Some of their findings suggest that leadership in the future will involve increased personal and business-level discomfort. This is a view which Natalie Maroun, MD of leading Performance Agency, the LR Management Group shares. She agrees that leaders will have to cope with the blurring of private and public life and that they will have to forge new relationships with competitors and employees. This will require new skills and mindsets.
“Leadership is the single most important thing an organisation can get right. But while organisational leadership is the most spoken about concept in the business world, it’s also the most misunderstood,” says Maroun.
“What no one is formally taught is the crucial part role modeling plays in organisational leadership,” she says adding that a leader’s assumptions, beliefs and values also greatly impact on behavior and their resulting ability to successfully lead an organisation.

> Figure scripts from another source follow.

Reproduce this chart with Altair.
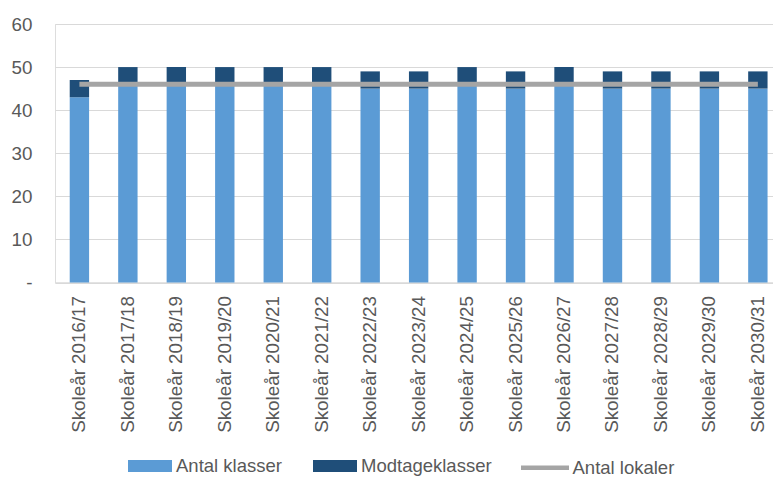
import altair as alt
import pandas as pd

years = ["Skoleår 2016/17", "Skoleår 2017/18", "Skoleår 2018/19", "Skoleår 2019/20",
         "Skoleår 2020/21", "Skoleår 2021/22", "Skoleår 2022/23", "Skoleår 2023/24",
         "Skoleår 2024/25", "Skoleår 2025/26", "Skoleår 2026/27", "Skoleår 2027/28",
         "Skoleår 2028/29", "Skoleår 2029/30", "Skoleår 2030/31"]
antal_klasser = [43, 46, 46, 46, 46, 46, 45, 45, 46, 45, 46, 45, 45, 45, 45]
modtageklasser = [4, 4, 4, 4, 4, 4, 4, 4, 4, 4, 4, 4, 4, 4, 4]
antal_lokaler = [46, 46, 46, 46, 46, 46, 46, 46, 46, 46, 46, 46, 46, 46, 46]
y_ticks = [0, 10, 20, 30, 40, 50, 60]

bar_series = ["Antal klasser", "Modtageklasser"]
bar_colors = ["#5B9BD5", "#1F4E79"]
line_series = ["Antal lokaler"]
line_colors = ["#A5A5A5"]

FONT = "Liberation Sans"
TXT = "#595959"

bars_df = pd.DataFrame({
    "year": years * 2,
    "serie": [bar_series[0]] * len(years) + [bar_series[1]] * len(years),
    "value": antal_klasser + modtageklasser,
    "order": [0] * len(years) + [1] * len(years),
})
line_df = pd.DataFrame({
    "year": years,
    "serie": [line_series[0]] * len(years),
    "value": antal_lokaler,
})

x_enc = alt.X(
    "year:N", sort=years, title=None,
    scale=alt.Scale(paddingInner=0.6, paddingOuter=0.208, align=0.73),
    axis=alt.Axis(labelAngle=270, labelPadding=13, ticks=False, tickSize=0,
                  domainColor="#D9D9D9", domainWidth=1, grid=False,
                  labelFont=FONT, labelFontSize=18.8, labelColor=TXT, labelLimit=300),
)
y_enc = alt.Y(
    "value:Q", stack="zero", title=None,
    scale=alt.Scale(domain=[0, 60], nice=False),
    axis=alt.Axis(values=y_ticks, labelExpr="datum.value == 0 ? '-\u00a0\u00a0' : datum.label",
                  domain=False, ticks=False, tickSize=0, labelPadding=23,
                  gridColor="#D9D9D9", gridWidth=1,
                  labelFont=FONT, labelFontSize=18.8, labelColor=TXT),
)

bars = alt.Chart(bars_df).mark_bar().encode(
    x=x_enc,
    y=y_enc,
    fill=alt.Fill("serie:N",
                  scale=alt.Scale(domain=bar_series, range=bar_colors),
                  legend=alt.Legend(title=None, orient="none", legendX=73, legendY=419.7,
                                    direction="horizontal",
                                    symbolType="M-1,-0.273H1V0.273H-1Z", symbolSize=1936,
                                    symbolStrokeWidth=0, labelOffset=4, columnPadding=31,
                                    labelFont=FONT, labelFontSize=18.5, labelColor=TXT)),
    order=alt.Order("order:Q"),
)

line = alt.Chart(line_df).mark_line(strokeWidth=5).encode(
    x=alt.X("year:N", sort=years),
    y=alt.Y("value:Q"),
    stroke=alt.Stroke("serie:N",
                      scale=alt.Scale(domain=line_series, range=line_colors),
                      legend=alt.Legend(title=None, orient="none", legendX=463.5, legendY=417.2,
                                        symbolType="stroke", symbolSize=2304,
                                        symbolStrokeWidth=4.5, labelOffset=1,
                                        labelFont=FONT, labelFontSize=18.5, labelColor=TXT)),
)

chart = alt.layer(bars, line).properties(
    width=718, height=258.5,
    autosize=alt.AutoSizeParams(type="none"),
    padding={"left": 47, "top": 16, "right": 0, "bottom": 198},
).configure_view(stroke=None).configure(background="white")

chart.save("out.html", embed_options={"renderer": "svg", "actions": False})
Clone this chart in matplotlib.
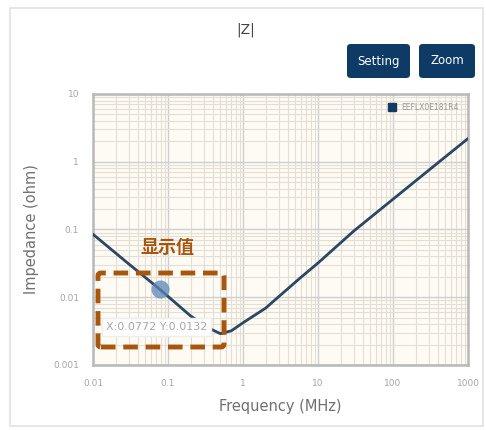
import matplotlib
matplotlib.use('Agg')
import matplotlib.pyplot as plt
from matplotlib.patches import FancyBboxPatch, Rectangle
from matplotlib.lines import Line2D

plt.rcParams['font.family'] = ['DejaVu Sans', 'Noto Sans CJK SC']

# --- DATA ---
freq_mhz = [0.01, 0.03, 0.0772, 0.2, 0.35, 0.5, 0.7, 1.0, 2.0, 5.7, 10, 30, 100, 300, 1000]
impedance = [0.085, 0.031, 0.0132, 0.0053, 0.0035, 0.0029, 0.0032, 0.0042, 0.0069,
             0.019, 0.032, 0.095, 0.28, 0.75, 2.2]
marker_x = 0.0772
marker_y = 0.0132
series_name = 'EEFLX0E181R4'
x_ticks = [0.01, 0.1, 1, 10, 100, 1000]
x_ticklabels = ['0.01', '0.1', '1', '10', '100', '1000']
y_ticks = [0.001, 0.01, 0.1, 1, 10]
y_ticklabels = ['0.001', '0.01', '0.1', '1', '10']

W, H = 486, 430
fig = plt.figure(figsize=(W / 100, H / 100), dpi=100)
fig.patch.set_facecolor('white')

def fx(px): return px / W
def fy(py): return 1 - py / H

# outer card frame
fig.patches.append(Rectangle((fx(10), fy(426)), fx(473), 418 / H, transform=fig.transFigure,
                             facecolor='none', edgecolor='#e2e2e2', lw=1.2, zorder=-5))

ax = fig.add_axes([fx(93), fy(365), fx(375), 271 / H])
ax.set_facecolor('#fdfbf4')
ax.set_xscale('log')
ax.set_yscale('log')
ax.set_xlim(0.01, 1000)
ax.set_ylim(0.001, 10)

ax.grid(True, which='major', color='#cfcfcf', lw=1.0)
ax.grid(True, which='minor', color='#e4dfd4', lw=0.8)
for s in ax.spines.values():
    s.set_color('#b8b8b8')
    s.set_linewidth(1.8)

ax.set_xticks(x_ticks)
ax.set_xticklabels(x_ticklabels)
ax.set_yticks(y_ticks)
ax.set_yticklabels(y_ticklabels)
ax.tick_params(which='both', length=0, labelsize=6.5, labelcolor='#a5a5a5', pad=10)

ax.plot(freq_mhz, impedance, color='#2b4764', lw=2.0, solid_capstyle='round', zorder=3)
ax.plot([marker_x], [marker_y], 'o', color='#5b86b8', ms=13, alpha=0.75, mec='none', zorder=4)

# tooltip
ax.text(0.0148, 0.00365, 'X:0.0772 Y:0.0132', fontsize=8, color='#a8a8a8', va='center', ha='left',
        bbox=dict(boxstyle='square,pad=0.35', facecolor='white', edgecolor='#eeeeee', alpha=0.97),
        zorder=5)

# legend
ax.legend(handles=[Line2D([], [], marker='s', ls='none', color='#153a63', ms=6)],
          labels=[series_name], loc='upper right', frameon=False, fontsize=5.5,
          labelcolor='#999999', handletextpad=0.2, borderaxespad=0.8)

ax.set_xlabel('Frequency (MHz)', fontsize=10.5, color='#707070', labelpad=8)
ax.set_ylabel('Impedance (ohm)', fontsize=10.5, color='#707070', labelpad=10)

fig.text(fx(246), fy(30), '|Z|', fontsize=10, color='#444444', ha='center', va='center')

# buttons
for x0, x1, label in [(347, 410, 'Setting'), (419, 475, 'Zoom')]:
    fig.patches.append(FancyBboxPatch((fx(x0), fy(78)), fx(x1 - x0), 34 / H,
                                      boxstyle='round,pad=0,rounding_size=0.008',
                                      transform=fig.transFigure, facecolor='#0d3b66',
                                      edgecolor='none'))
    fig.text(fx((x0 + x1) / 2), fy(61), label, fontsize=8.5, color='white',
             ha='center', va='center')

# annotation
fig.patches.append(FancyBboxPatch((fx(98), fy(347)), fx(126), 74 / H,
                                  boxstyle='round,pad=0,rounding_size=0.006',
                                  transform=fig.transFigure, facecolor='none',
                                  edgecolor='#a8560e', lw=3.5, ls=(0, (3, 1.6)), zorder=10))
fig.text(fx(167), fy(247), '显示值', fontsize=13, fontweight='bold', color='#a8560e',
         ha='center', va='center', family=['Noto Sans CJK SC', 'DejaVu Sans'])

fig.savefig('out.png', dpi=100)
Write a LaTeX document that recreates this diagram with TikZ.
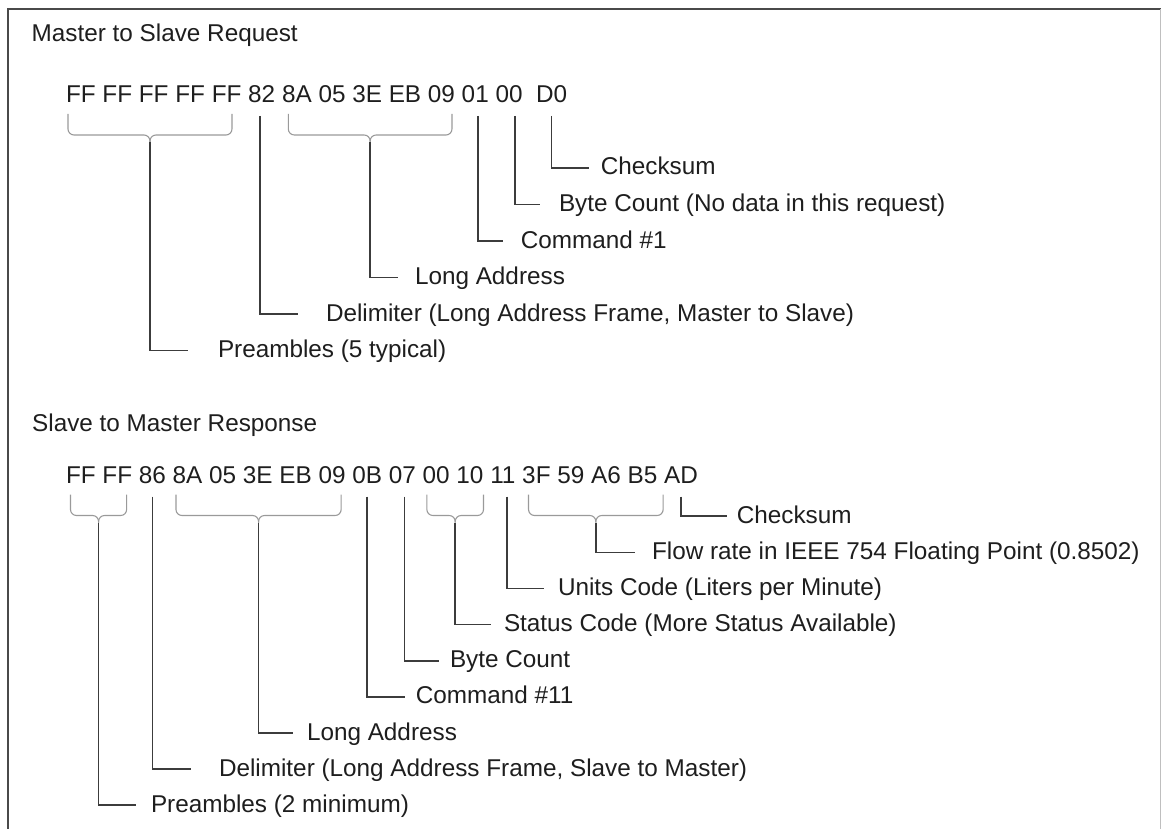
\documentclass[tikz,border=0pt]{standalone}
\usepackage{fontspec}
\setmainfont{Liberation Sans}
\usetikzlibrary{positioning,calc}
\definecolor{ink}{HTML}{1E1E1E}
\definecolor{leadgray}{HTML}{3C3C3C}
\definecolor{bracegray}{HTML}{9A9A9A}
\definecolor{framegray}{HTML}{4A4A4A}

\begin{document}
\begin{tikzpicture}[x=1pt,y=-1pt,
  every node/.style={font=\fontsize{24.3}{29}\selectfont,text=ink},
  hexbyte/.style={inner sep=0pt,outer sep=0pt,text height=17.6pt,text depth=0pt},
  heading/.style={anchor=base west,inner sep=0pt},
  note/.style={anchor=west,inner sep=0pt,outer sep=0pt,text height=17.4pt,text depth=3.4pt},
  brace/.style={draw=bracegray,line width=1.1pt,rounded corners=6pt},
  lead/.style={draw=leadgray,line width=1.6pt},
  frame/.style={draw=framegray,line width=2pt}
]
\useasboundingbox (0,0) rectangle (1161,829);
\draw[frame] (8,829) -- (8,9) -- (1161,9);
\draw[draw=black!25,line width=1pt] (1160.5,9) -- (1160.5,829);

\node[heading] (reqtitle) at (31.5,42) {Master to Slave Request};
\node[heading] (rsptitle) at (32,431.5) {Slave to Master Response};

\node[hexbyte,anchor=base west] (req1) at (66,103) {FF};
\node[hexbyte,base right=6.76pt of req1] (req2) {FF};
\node[hexbyte,base right=6.76pt of req2] (req3) {FF};
\node[hexbyte,base right=6.76pt of req3] (req4) {FF};
\node[hexbyte,base right=6.76pt of req4] (req5) {FF};
\node[hexbyte,base right=6.76pt of req5] (req6) {82};
\node[hexbyte,base right=6.76pt of req6] (req7) {8A};
\node[hexbyte,base right=6.76pt of req7] (req8) {05};
\node[hexbyte,base right=6.76pt of req8] (req9) {3E};
\node[hexbyte,base right=6.76pt of req9] (req10) {EB};
\node[hexbyte,base right=6.76pt of req10] (req11) {09};
\node[hexbyte,base right=6.76pt of req11] (req12) {01};
\node[hexbyte,base right=6.76pt of req12] (req13) {00};
\node[hexbyte,base right=13.51pt of req13] (req14) {D0};

\node[note] (qsum) at (600.8,168) {Checksum};
\node[note] (qcount) at (559,204.5) {Byte Count (No data in this request)};
\node[note] (qcmd) at (520.8,241) {Command \#1};
\node[note] (qaddr) at (415,277.5) {Long Address};
\node[note] (qdelim) at (326,314) {Delimiter (Long Address Frame, Master to Slave)};
\node[note] (qpre) at (218,350.5) {Preambles (5 typical)};

\coordinate (qpreL) at ([shift={(2pt,-11pt)}]req1.south west);
\coordinate (qpreR) at ([shift={(-9.5pt,-11pt)}]req5.south east);
\coordinate (qpreM) at ($(qpreL)!.5!(qpreR)+(0pt,-28pt)$);
\coordinate (qaddrL) at ([shift={(6.3pt,-11pt)}]req7.south west);
\coordinate (qaddrR) at ([shift={(-3pt,-11pt)}]req11.south east);
\coordinate (qaddrM) at ($(qaddrL)!.5!(qaddrR)+(0pt,-28pt)$);

\draw[brace] (qpreL) |- ([yshift=7pt]qpreM) -- (qpreM);
\draw[brace] (qpreR) |- ([yshift=7pt]qpreM) -- (qpreM);
\draw[brace] (qaddrL) |- ([yshift=7pt]qaddrM) -- (qaddrM);
\draw[brace] (qaddrR) |- ([yshift=7pt]qaddrM) -- (qaddrM);

\draw[lead] ([yshift=-13pt]req14.south) |- ([xshift=-11.8pt]qsum.west);
\draw[lead] ([shift={(6pt,-13pt)}]req13.south) |- ([xshift=-19pt]qcount.west);
\draw[lead] ([shift={(3pt,-13pt)}]req12.south) |- ([xshift=-17.8pt]qcmd.west);
\draw[lead] (qaddrM) |- ([xshift=-17pt]qaddr.west);
\draw[lead] ([shift={(-2pt,-13pt)}]req6.south) |- ([xshift=-28pt]qdelim.west);
\draw[lead] (qpreM) |- ([xshift=-30.5pt]qpre.west);

\node[hexbyte,anchor=base west] (rsp1) at (66,483.5) {FF};
\node[hexbyte,base right=6.76pt of rsp1] (rsp2) {FF};
\node[hexbyte,base right=6.76pt of rsp2] (rsp3) {86};
\node[hexbyte,base right=6.76pt of rsp3] (rsp4) {8A};
\node[hexbyte,base right=6.76pt of rsp4] (rsp5) {05};
\node[hexbyte,base right=6.76pt of rsp5] (rsp6) {3E};
\node[hexbyte,base right=6.76pt of rsp6] (rsp7) {EB};
\node[hexbyte,base right=6.76pt of rsp7] (rsp8) {09};
\node[hexbyte,base right=6.76pt of rsp8] (rsp9) {0B};
\node[hexbyte,base right=6.76pt of rsp9] (rsp10) {07};
\node[hexbyte,base right=6.76pt of rsp10] (rsp11) {00};
\node[hexbyte,base right=6.76pt of rsp11] (rsp12) {10};
\node[hexbyte,base right=6.76pt of rsp12] (rsp13) {11};
\node[hexbyte,base right=6.76pt of rsp13] (rsp14) {3F};
\node[hexbyte,base right=6.76pt of rsp14] (rsp15) {59};
\node[hexbyte,base right=6.76pt of rsp15] (rsp16) {A6};
\node[hexbyte,base right=6.76pt of rsp16] (rsp17) {B5};
\node[hexbyte,base right=6.76pt of rsp17] (rsp18) {AD};

\node[note] (ssum) at (736.8,516) {Checksum};
\node[note] (sflow) at (652,552.3) {Flow rate in IEEE 754 Floating Point (0.8502)};
\node[note] (sunits) at (558,588.5) {Units Code (Liters per Minute)};
\node[note] (sstatus) at (504,624.6) {Status Code (More Status Available)};
\node[note] (scount) at (450,660.7) {Byte Count};
\node[note] (scmd) at (415.8,696.8) {Command \#11};
\node[note] (saddr) at (307,733) {Long Address};
\node[note] (sdelim) at (219,769) {Delimiter (Long Address Frame, Slave to Master)};
\node[note] (spre) at (151,805) {Preambles (2 minimum)};

\coordinate (spreL) at ([shift={(4.5pt,-11pt)}]rsp1.south west);
\coordinate (spreR) at ([shift={(-5.5pt,-11pt)}]rsp2.south east);
\coordinate (spreM) at ($(spreL)!.5!(spreR)+(0pt,-28pt)$);
\coordinate (saddrL) at ([shift={(3.3pt,-11pt)}]rsp4.south west);
\coordinate (saddrR) at ([shift={(-4.5pt,-11pt)}]rsp8.south east);
\coordinate (saddrM) at ($(saddrL)!.5!(saddrR)+(0pt,-28pt)$);
\coordinate (sstatusL) at ([shift={(4.2pt,-11pt)}]rsp11.south west);
\coordinate (sstatusR) at ([shift={(0pt,-11pt)}]rsp12.south east);
\coordinate (sstatusM) at ($(sstatusL)!.5!(sstatusR)+(0pt,-28pt)$);
\coordinate (sflowL) at ([shift={(6.3pt,-11pt)}]rsp14.south west);
\coordinate (sflowR) at ([shift={(5.8pt,-11pt)}]rsp17.south east);
\coordinate (sflowM) at ($(sflowL)!.5!(sflowR)+(0pt,-28pt)$);

\draw[brace] (spreL) |- ([yshift=7pt]spreM) -- (spreM);
\draw[brace] (spreR) |- ([yshift=7pt]spreM) -- (spreM);
\draw[brace] (saddrL) |- ([yshift=7pt]saddrM) -- (saddrM);
\draw[brace] (saddrR) |- ([yshift=7pt]saddrM) -- (saddrM);
\draw[brace] (sstatusL) |- ([yshift=7pt]sstatusM) -- (sstatusM);
\draw[brace] (sstatusR) |- ([yshift=7pt]sstatusM) -- (sstatusM);
\draw[brace] (sflowL) |- ([yshift=7pt]sflowM) -- (sflowM);
\draw[brace] (sflowR) |- ([yshift=7pt]sflowM) -- (sflowM);

\draw[lead] ([yshift=-13pt]rsp18.south) |- ([xshift=-10pt]ssum.west);
\draw[lead] (sflowM) |- ([xshift=-17pt]sflow.west);
\draw[lead] ([shift={(4pt,-13pt)}]rsp13.south) |- ([xshift=-14pt]sunits.west);
\draw[lead] (sstatusM) |- ([xshift=-13pt]sstatus.west);
\draw[lead] ([shift={(2pt,-13pt)}]rsp10.south) |- ([xshift=-11pt]scount.west);
\draw[lead] ([yshift=-13pt]rsp9.south) |- ([xshift=-11pt]scmd.west);
\draw[lead] (saddrM) |- ([xshift=-14pt]saddr.west);
\draw[lead] ([yshift=-13pt]rsp3.south) |- ([xshift=-28.5pt]sdelim.west);
\draw[lead] (spreM) |- ([xshift=-15pt]spre.west);
\end{tikzpicture}
\end{document}
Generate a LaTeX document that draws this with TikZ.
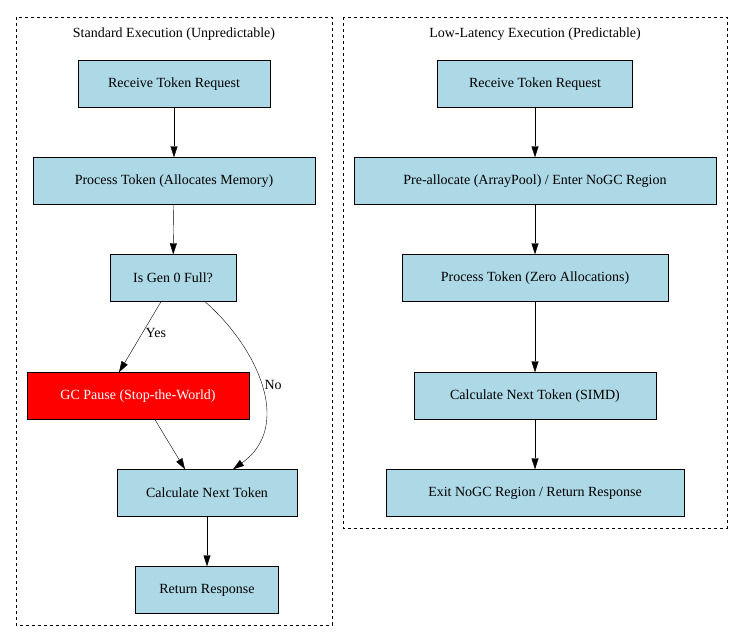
\documentclass[tikz,border=0pt]{standalone}
\usepackage{fontspec}
\setmainfont{Liberation Serif}
\usetikzlibrary{arrows.meta}
\begin{document}
\begin{tikzpicture}[x=1pt,y=-1pt,font=\fontsize{14}{16}\selectfont,
	box/.style={draw, fill=cyan!30!white!80!blue!20, fill=lightblue, minimum height=47pt, inner xsep=8pt},
	cluster/.style={draw, dashed, thick},
	edge/.style={-{Triangle[length=11pt,width=7pt]}}]
		\definecolor{lightblue}{HTML}{ADD8E6}
		\useasboundingbox (0,0) rectangle (743,641);

		\draw[cluster] (16,17) rectangle (332,625);
		\draw[cluster] (343,17) rectangle (727,528);
		\node (titleL) at (174,34) {Standard Execution (Unpredictable)};
		\node (titleR) at (535,34) {Low-Latency Execution (Predictable)};

		\node[box, minimum width=192pt] (L1) at (174,84) {Receive Token Request};
		\node[box, minimum width=282pt] (L2) at (174,181) {Process Token (Allocates Memory)};
		\node[box, minimum width=126pt] (L3) at (173,278) {Is Gen 0 Full?};
		\node[box, minimum width=222pt, fill=red, text=white] (L4) at (138,396) {GC Pause (Stop-the-World)};
		\node[box, minimum width=180pt] (L5) at (207,493) {Calculate Next Token};
		\node[box, minimum width=143pt] (L6) at (207,590) {Return Response};

		\node[box, minimum width=195pt] (R1) at (535,84) {Receive Token Request};
		\node[box, minimum width=362pt] (R2) at (535,181) {Pre-allocate (ArrayPool) / Enter NoGC Region};
		\node[box, minimum width=266pt] (R3) at (535,278) {Process Token (Zero Allocations)};
		\node[box, minimum width=242pt] (R4) at (535,396) {Calculate Next Token (SIMD)};
		\node[box, minimum width=298pt] (R5) at (535,493) {Exit NoGC Region / Return Response};

		\draw[edge] (L1) -- (L2);
		\draw[edge] (L2) -- (L3);
		\draw[edge] ([xshift=-12pt]L3.south) -- ([xshift=-19pt]L4.north) node[right, pos=0.45]{Yes};
		\draw[edge] ([xshift=32pt]L3.south) .. controls (255,345) and (295,425) .. ([xshift=26pt]L5.north) node[pos=0.5, right]{No};
		\draw[edge] ([xshift=17pt]L4.south) -- ([xshift=-22pt]L5.north);
		\draw[edge] (L5) -- (L6);

		\draw[edge] (R1) -- (R2);
		\draw[edge] (R2) -- (R3);
		\draw[edge] (R3) -- (R4);
		\draw[edge] (R4) -- (R5);
	\end{tikzpicture}
\end{document}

The way that role modelling and engagement happens is also changing. As Vielmetter and Sell point out, connectivity-enabling technology and virtual workplaces change how people interact. Leaders must now learn to engage employees across cultures and business roles through new mediums. They must acquire digital wisdom, even if they lack digital knowledge.
Maroun says possibly the biggest adjustment for leaders of today is a power shift that requires major changes to how they think and work. Many are accustomed to command-and-control, to fear over love, and to “lead, follow, or get out of the way.” But hierarchies are flattening as power moves away from top internal management and toward employees and a proliferation of external stakeholders. Companies must now appeal to a plethora of global consumer markets, each with distinctive attitudes and desires.
“What this essentially means, “ says Vielmetter, “is that leaders motivated by power over others will not thrive in this new world. “We will see more “altrocentric” leaders, who understand that leadership is a relationship and will therefore focus primarily on others rather than themselves.” Maroun concurs saying these new leaders will be far more adept at engaging rather than commanding. They will have the ability to see themselves as just one integral part of the whole. Altrocentric leaders will be capable of long-term vision encompassing both global and local perspectives. She says this is a far cry from the old traditional egocentric leaders who were more concerned with personalised power. Altrocentric leaders, on the other hand, derive power from motivating, not controlling, others.
The altrocentric leader who is intrinsically motivated by socialised power, and who draws strength and satisfaction from teaching, teambuilding, and empowering others, will be able to handle the increased pressure of tomorrow’s business environment. Maroun says that is why there needs to be a greater consciousness around the role of leadership. “Where you have healthy functional leaders who give a clear directive, who on a daily basis help employees towards that directive, and who then display behaviour consistent with where the organisation intends to go, that is where you will find or cultivate an engaged workforce.”
All leaders will see life become more chaotic and overwhelming, and their struggles and management will be more visible than ever. Egocentric leaders will have a difficult time evolving, if they even can, and will be unable to thrive in such discomfort.
“Organisations need to develop leaders who are motivated by altrocentric leadership. The truth is people don’t stay with companies - they stay with leaders. And when people stay with leaders who inspire them, who make sense to them and who are true to the values that the organisation has articulated, the workforce will give what’s called ‘discretionary or extra effort’ and companies will be better prepared to succeed in 2030 and beyond,” concludes Maroun.